The mellow is also being mulled.

“We’re looking at some different genres, too, more toward the evening-with shows,” Smith said.

Something like, say, a James Taylor or Paul Simon acoustic showcase?

“Like that, but I’m not naming any names,” Smith said, chuckling. “They aren’t on our list.”

Somewhat unexpectedly, in the Davis regime at the Hard Rock, the small venue Vinyl became a comedy outpost. Dice Clay is the resident star and is back this month. Tom Green and Steve-O have also headlined in the little rock ’n’ roll enclave, and the hotel is also looking to reinforce its comedy identity.

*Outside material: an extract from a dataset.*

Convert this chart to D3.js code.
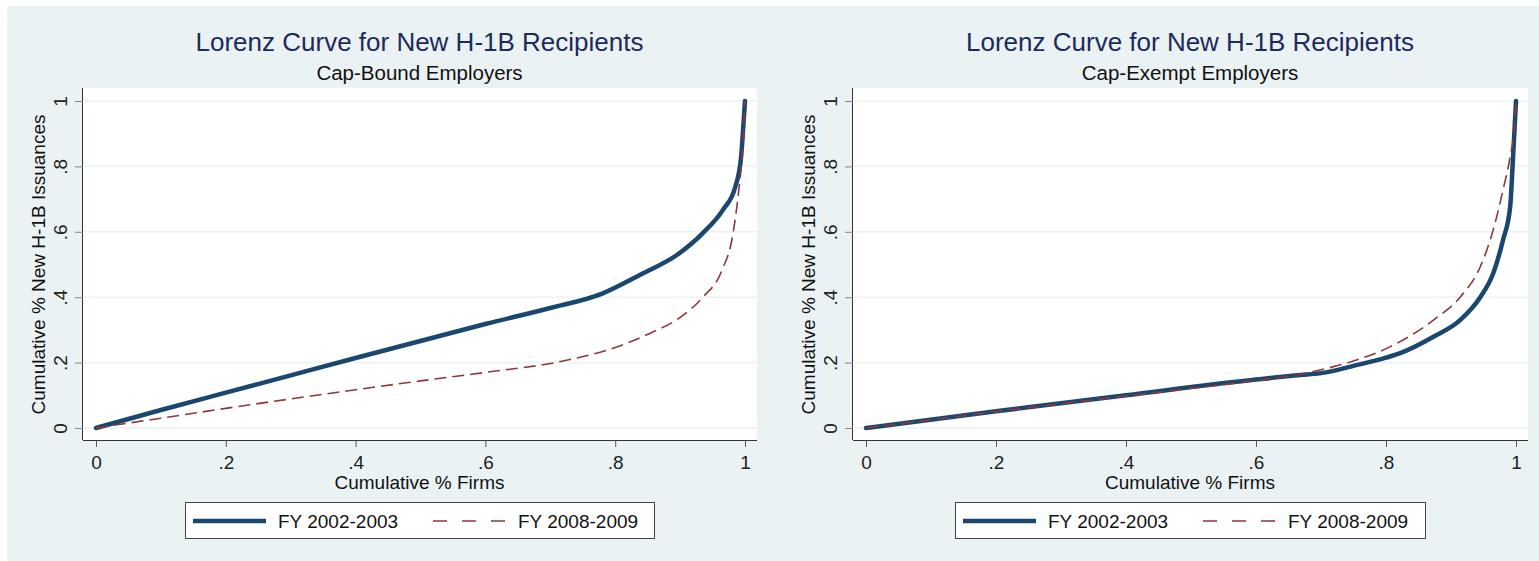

“The Joint could be doing a mini-residency for a comedian occasionally, every other month,” Smith said. “The Colosseum (at Caesars, which is also booked by AEG Live) does that very well.”

For a man who has worked his way up from a stage hand to one of the hotel’s top executives, there is no secret to succeeding on the Las Vegas entertainment scene.

“It’s knowing the city, knowing the business and knowing the building,” Smith said. “And it’s a lot of hard work.”